The risk is, if your company or business is ever in the news, and your embarrassing comments are central to the story, you can expect to lose bigly: your job, your reputation, your career. The message is clear: when in doubt, don’t put it in writing.
This sounds banal and obvious and normal, but I contend this is bad because the chilling effect is profound. It means working professionals avoid putting their candid thoughts in writing because there’s almost never any upside. Aside from requiring all professionals to use dehumanizing “professional speak”, it also means they cannot blog about anything interesting in their own name, which is essential to lending credibility to what they’re writing about.
Additionally, because of the particularly high risks of doxxing, they will probably not be able to blog about it anonymously either.
Is anonymous blogging really that high risk? Yes. If you have access to sophisticated investigative resources, like I presume most journalists do, you can figure out who any anonymous person on the internet is if they blog long enough because you only need around 33 bits of information to narrow 7 billion people down to 1. That is, assuming each bit of information splits the population 50/50, you need only take 2^33 to cover ~8.4 billion people.

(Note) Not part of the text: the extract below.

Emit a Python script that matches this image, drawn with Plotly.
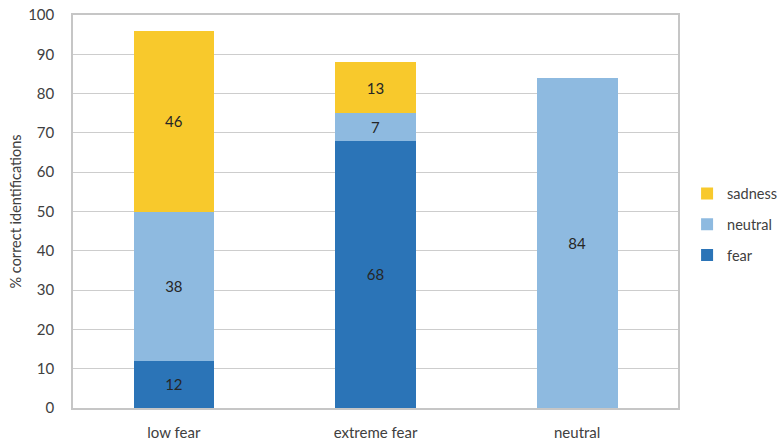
import plotly.graph_objects as go

# Stacked percentages of correct identifications per stimulus category
categories = ["low fear", "extreme fear", "neutral"]
fear = [12, 68, None]
neutral = [38, 7, 84]
sadness = [46, 13, None]

# name, values, colour, legend rank (top of legend first)
series = [
    ("fear", fear, "#2B74B7", 3),
    ("neutral", neutral, "#8EBAE0", 2),
    ("sadness", sadness, "#F8C92C", 1),
]

font_family = "Lato, 'Open Sans', sans-serif"
text_color = "#404040"

fig = go.Figure()
for name, values, color, rank in series:
    fig.add_trace(go.Bar(
        x=categories,
        y=values,
        name=name,
        legendgroup=name,
        legendrank=rank,
        marker=dict(color=color, line=dict(width=0)),
        text=[("" if v is None else str(v)) for v in values],
        textposition="inside",
        insidetextanchor="middle",
        textangle=0,
        textfont=dict(family=font_family, size=15, color="#262626"),
        width=0.4,
    ))

fig.update_layout(
    width=782,
    height=441,
    barmode="stack",
    plot_bgcolor="white",
    paper_bgcolor="white",
    margin=dict(l=73, r=104, t=15, b=33, autoexpand=False),
    font=dict(family=font_family, color=text_color),
    uniformtext=dict(mode="show", minsize=10),
    legend=dict(
        x=1.015, y=0.467, xanchor="left", yanchor="middle",
        xref="paper",
        traceorder="grouped",
        font=dict(size=14.5, color=text_color),
        itemwidth=30,
        tracegroupgap=9,
        bgcolor="rgba(0,0,0,0)",
    ),
    showlegend=True,
)

fig.update_xaxes(
    automargin=False,
    showline=True, linecolor="#C6C6C6", linewidth=1.5, mirror=True,
    showgrid=False, ticks="", tickfont=dict(size=15, color=text_color),
    ticklabelstandoff=10,
)
fig.update_yaxes(
    automargin=False,
    range=[0, 100], dtick=10, tick0=0,
    showline=True, linecolor="#C6C6C6", linewidth=1.5, mirror=True,
    showgrid=True, gridcolor="#CDCDCD", gridwidth=1.2,
    ticks="", tickfont=dict(size=15, color=text_color),
    ticklabelstandoff=14,
    zeroline=False,
)

fig.add_annotation(
    text="% correct identifications",
    xref="paper", yref="paper",
    x=-58 / 605, y=0.5,
    xanchor="center", yanchor="middle",
    textangle=-90, showarrow=False,
    font=dict(size=14.5, color=text_color, family=font_family),
)

fig.write_html("out.html")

In practice it’s easier than this. People usually blog about the ways they’re exceptional, not the ways they’re the normal, so the information they give out probably distinguishes them 10:1. I’m not trying to be anonymous here (or am I?), but if I reveal that I’m a Sicilian descendant male living in the US, I’ve already reduced the search space by 1000x, from 7.8 billion people to 7 million people.
This is a sad state of affairs. Because of The New York Times Test, it guarantees that most posts on the internet are written either by crazy people, people with “fuck you” money or people who have nothing left to lose.

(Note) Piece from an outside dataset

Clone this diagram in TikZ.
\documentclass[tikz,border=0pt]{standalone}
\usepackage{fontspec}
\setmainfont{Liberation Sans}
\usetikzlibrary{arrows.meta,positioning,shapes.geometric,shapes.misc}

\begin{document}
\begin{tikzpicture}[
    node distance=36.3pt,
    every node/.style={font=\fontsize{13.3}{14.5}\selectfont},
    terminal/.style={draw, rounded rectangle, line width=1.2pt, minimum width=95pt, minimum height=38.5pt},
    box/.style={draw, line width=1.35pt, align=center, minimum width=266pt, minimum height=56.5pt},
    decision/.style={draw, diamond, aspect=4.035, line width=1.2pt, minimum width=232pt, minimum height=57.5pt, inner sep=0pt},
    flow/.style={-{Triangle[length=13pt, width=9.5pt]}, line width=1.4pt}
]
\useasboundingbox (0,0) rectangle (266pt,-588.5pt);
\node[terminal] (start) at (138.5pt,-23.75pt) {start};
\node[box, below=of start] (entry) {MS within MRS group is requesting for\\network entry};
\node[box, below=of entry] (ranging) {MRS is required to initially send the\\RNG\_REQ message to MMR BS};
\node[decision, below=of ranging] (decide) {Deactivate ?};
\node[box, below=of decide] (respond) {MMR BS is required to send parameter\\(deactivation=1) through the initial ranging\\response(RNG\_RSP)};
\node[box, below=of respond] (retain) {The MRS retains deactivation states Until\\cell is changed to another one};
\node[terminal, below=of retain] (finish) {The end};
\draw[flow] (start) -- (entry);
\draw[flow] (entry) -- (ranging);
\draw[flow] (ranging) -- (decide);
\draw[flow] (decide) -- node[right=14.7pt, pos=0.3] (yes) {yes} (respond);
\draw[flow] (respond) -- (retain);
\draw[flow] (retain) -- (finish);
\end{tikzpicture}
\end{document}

Everyone else, by which I mean the grand majority of sane professionals with a stake in the system and reasonable thoughts, stays out of the conversation.
To quote Scott Alexander “I’m not sure what we think we’re gaining by ensuring the smartest and best educated people around aren’t able to talk openly about the fields they’re experts in, but I hope it’s worth it.”
I don’t mean to single the New York Times out here as particular evil or something; having any reputable paper feature your unflattering candid thoughts would be mortifying, but it would be especially mortifying if one with the New York Times’ high reputation and massive reach did it.
I don’t mean to single all media out either. There’s some kind of underlying dynamic at play here that media feeds off of; some combination of outrage culture, intolerance for heterodox ideas, and a low sanity waterline that makes it dangerous to be candid.
The First Amendment is an important back-stop on what the government can do, but government is not the only power in the world, and this other power says you really aren’t permitted to speak freely, not if you’re invested in the system.